> _What is expected_
Omit all pictures and transcribe only the lines in the entries below that run from the line with "Give me the TikZ source for this diagram." through the line with "(effect) at (876,256)".

> _Data lines_
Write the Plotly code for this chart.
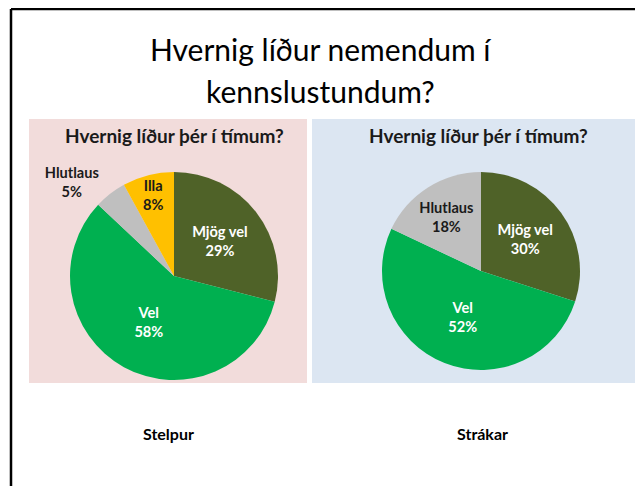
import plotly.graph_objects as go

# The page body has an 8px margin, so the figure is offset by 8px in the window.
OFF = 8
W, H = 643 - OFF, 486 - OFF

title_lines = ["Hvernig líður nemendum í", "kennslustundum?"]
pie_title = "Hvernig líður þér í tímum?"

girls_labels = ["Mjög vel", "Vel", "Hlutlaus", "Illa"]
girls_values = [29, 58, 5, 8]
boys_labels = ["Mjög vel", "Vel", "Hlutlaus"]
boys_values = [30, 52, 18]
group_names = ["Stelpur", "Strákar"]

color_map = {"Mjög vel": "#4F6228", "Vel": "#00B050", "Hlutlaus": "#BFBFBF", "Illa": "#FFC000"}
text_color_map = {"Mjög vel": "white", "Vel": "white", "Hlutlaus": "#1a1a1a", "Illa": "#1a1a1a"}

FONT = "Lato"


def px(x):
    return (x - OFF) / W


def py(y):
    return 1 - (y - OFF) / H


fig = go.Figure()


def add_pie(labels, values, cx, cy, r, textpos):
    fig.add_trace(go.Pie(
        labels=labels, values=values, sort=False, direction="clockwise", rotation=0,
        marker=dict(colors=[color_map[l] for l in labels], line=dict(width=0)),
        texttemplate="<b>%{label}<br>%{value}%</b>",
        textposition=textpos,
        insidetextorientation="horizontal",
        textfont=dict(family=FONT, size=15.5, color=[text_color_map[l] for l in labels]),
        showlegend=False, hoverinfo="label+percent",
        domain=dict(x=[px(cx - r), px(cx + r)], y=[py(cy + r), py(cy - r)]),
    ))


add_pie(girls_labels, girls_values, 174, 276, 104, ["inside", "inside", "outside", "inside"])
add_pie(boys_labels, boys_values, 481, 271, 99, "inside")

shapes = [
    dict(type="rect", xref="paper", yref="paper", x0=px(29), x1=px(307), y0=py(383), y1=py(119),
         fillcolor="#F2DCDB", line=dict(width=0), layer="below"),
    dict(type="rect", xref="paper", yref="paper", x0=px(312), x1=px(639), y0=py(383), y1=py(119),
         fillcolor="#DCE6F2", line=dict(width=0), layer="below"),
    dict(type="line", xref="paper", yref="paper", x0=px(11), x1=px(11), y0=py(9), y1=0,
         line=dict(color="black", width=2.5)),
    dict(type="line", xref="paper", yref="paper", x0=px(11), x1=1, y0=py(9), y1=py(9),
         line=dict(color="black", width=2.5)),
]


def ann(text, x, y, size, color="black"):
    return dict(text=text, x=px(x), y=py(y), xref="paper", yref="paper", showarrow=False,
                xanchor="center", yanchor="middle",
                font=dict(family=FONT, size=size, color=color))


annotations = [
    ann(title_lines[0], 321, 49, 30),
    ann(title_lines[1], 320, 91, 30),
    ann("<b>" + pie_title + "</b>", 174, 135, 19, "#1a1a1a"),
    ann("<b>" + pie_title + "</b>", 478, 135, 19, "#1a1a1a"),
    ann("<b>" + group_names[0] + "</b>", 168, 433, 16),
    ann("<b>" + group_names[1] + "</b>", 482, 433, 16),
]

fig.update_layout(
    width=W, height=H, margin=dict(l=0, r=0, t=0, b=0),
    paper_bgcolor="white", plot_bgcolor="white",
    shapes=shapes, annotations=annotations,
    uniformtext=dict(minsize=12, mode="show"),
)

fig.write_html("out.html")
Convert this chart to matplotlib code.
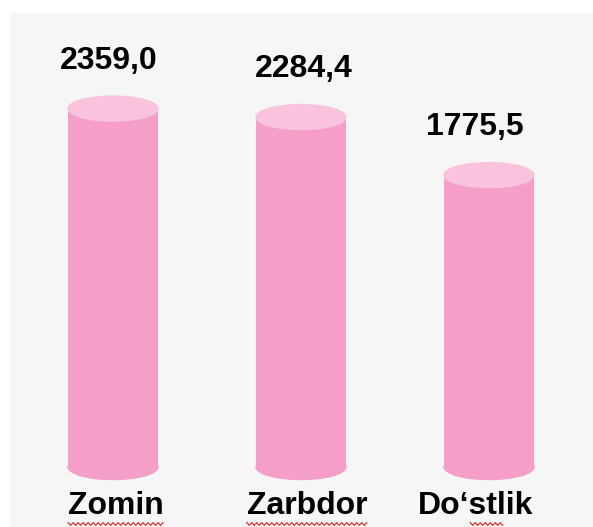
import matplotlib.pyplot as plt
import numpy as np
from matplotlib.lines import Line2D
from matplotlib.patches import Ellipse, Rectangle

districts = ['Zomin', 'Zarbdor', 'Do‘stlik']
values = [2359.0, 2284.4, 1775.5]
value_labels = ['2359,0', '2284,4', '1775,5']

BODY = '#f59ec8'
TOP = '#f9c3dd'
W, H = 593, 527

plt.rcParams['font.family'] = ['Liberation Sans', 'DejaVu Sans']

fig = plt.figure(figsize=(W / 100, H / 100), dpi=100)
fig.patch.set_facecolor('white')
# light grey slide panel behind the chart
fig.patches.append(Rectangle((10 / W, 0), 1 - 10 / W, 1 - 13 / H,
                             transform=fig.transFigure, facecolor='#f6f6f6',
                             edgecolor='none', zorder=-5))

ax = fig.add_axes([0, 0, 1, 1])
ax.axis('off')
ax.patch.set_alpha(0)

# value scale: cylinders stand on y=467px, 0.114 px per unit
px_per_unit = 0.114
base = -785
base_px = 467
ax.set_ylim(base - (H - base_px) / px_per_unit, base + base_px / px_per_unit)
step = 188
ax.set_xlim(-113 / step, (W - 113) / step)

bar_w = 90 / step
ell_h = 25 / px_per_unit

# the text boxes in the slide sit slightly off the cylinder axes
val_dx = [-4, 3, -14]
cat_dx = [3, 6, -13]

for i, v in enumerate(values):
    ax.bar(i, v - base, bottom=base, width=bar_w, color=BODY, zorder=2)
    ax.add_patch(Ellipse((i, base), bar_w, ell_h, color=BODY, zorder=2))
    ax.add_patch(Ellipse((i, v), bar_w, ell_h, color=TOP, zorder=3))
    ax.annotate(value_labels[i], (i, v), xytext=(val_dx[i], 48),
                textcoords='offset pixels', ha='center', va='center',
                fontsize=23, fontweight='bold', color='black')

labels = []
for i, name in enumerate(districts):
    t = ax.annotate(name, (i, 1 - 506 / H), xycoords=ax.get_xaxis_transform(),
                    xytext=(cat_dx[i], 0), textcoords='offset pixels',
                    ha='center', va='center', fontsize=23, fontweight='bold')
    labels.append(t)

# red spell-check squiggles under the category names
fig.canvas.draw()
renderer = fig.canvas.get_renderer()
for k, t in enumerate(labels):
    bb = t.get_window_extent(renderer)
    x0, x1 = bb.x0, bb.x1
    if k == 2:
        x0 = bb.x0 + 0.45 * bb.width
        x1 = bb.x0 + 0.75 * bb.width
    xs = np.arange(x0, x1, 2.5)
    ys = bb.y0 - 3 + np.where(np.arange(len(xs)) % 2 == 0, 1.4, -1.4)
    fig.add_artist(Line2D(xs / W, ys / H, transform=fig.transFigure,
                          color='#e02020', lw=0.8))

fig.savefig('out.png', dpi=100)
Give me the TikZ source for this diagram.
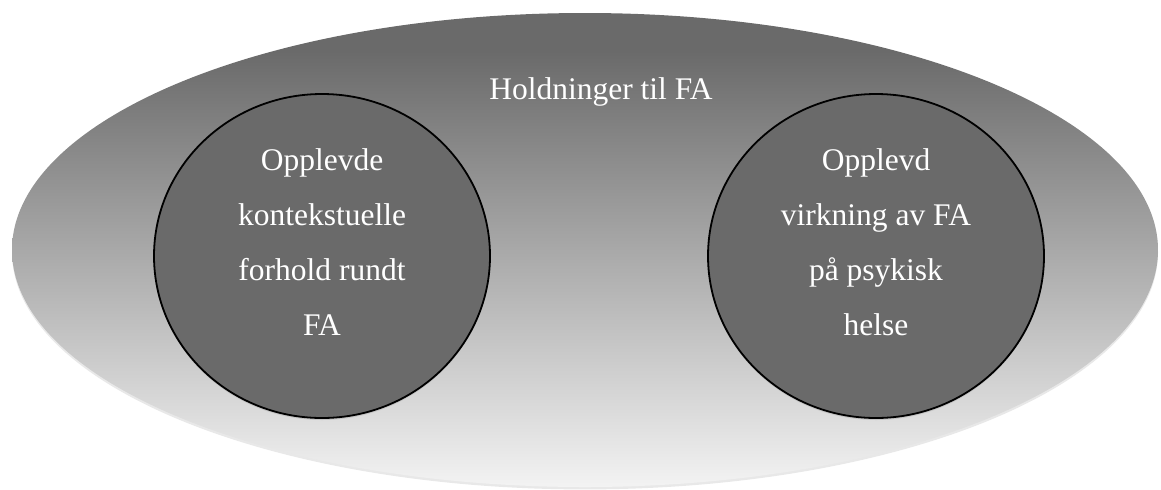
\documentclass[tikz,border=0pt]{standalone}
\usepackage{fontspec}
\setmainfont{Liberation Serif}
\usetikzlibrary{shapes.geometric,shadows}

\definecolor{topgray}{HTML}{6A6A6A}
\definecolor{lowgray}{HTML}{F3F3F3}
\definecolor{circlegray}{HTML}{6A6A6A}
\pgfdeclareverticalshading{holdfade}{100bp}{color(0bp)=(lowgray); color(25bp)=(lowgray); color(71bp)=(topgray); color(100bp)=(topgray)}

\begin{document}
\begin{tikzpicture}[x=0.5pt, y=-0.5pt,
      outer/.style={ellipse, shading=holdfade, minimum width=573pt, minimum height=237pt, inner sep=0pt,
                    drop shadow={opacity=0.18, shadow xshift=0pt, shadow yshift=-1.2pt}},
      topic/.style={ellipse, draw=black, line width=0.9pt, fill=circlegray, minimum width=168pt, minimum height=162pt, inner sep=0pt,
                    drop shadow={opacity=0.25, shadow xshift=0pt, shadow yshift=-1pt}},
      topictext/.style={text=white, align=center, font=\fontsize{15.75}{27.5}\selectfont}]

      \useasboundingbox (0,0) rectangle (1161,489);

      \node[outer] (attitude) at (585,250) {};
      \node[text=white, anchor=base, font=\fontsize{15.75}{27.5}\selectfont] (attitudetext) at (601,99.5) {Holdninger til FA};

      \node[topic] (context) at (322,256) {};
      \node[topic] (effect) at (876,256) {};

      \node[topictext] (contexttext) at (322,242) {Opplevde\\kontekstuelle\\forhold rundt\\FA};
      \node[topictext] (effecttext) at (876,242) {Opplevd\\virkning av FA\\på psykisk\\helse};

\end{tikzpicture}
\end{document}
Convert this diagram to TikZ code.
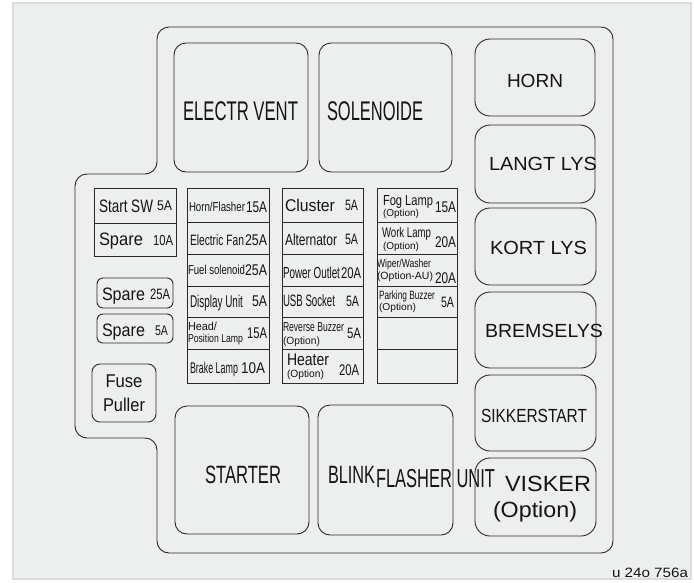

> _Task solution_
Give me the TikZ source for this diagram.
\documentclass[tikz,border=0pt]{standalone}
\usepackage{fontspec}
\setmainfont{Liberation Serif}
\usetikzlibrary{shapes.geometric,shadows}

\definecolor{topgray}{HTML}{6A6A6A}
\definecolor{lowgray}{HTML}{F3F3F3}
\definecolor{circlegray}{HTML}{6A6A6A}
\pgfdeclareverticalshading{holdfade}{100bp}{color(0bp)=(lowgray); color(25bp)=(lowgray); color(71bp)=(topgray); color(100bp)=(topgray)}

\begin{document}
\begin{tikzpicture}[x=0.5pt, y=-0.5pt,
      outer/.style={ellipse, shading=holdfade, minimum width=573pt, minimum height=237pt, inner sep=0pt,
                    drop shadow={opacity=0.18, shadow xshift=0pt, shadow yshift=-1.2pt}},
      topic/.style={ellipse, draw=black, line width=0.9pt, fill=circlegray, minimum width=168pt, minimum height=162pt, inner sep=0pt,
                    drop shadow={opacity=0.25, shadow xshift=0pt, shadow yshift=-1pt}},
      topictext/.style={text=white, align=center, font=\fontsize{15.75}{27.5}\selectfont}]

      \useasboundingbox (0,0) rectangle (1161,489);

      \node[outer] (attitude) at (585,250) {};
      \node[text=white, anchor=base, font=\fontsize{15.75}{27.5}\selectfont] (attitudetext) at (601,99.5) {Holdninger til FA};

      \node[topic] (context) at (322,256) {};
      \node[topic] (effect) at (876,256) {};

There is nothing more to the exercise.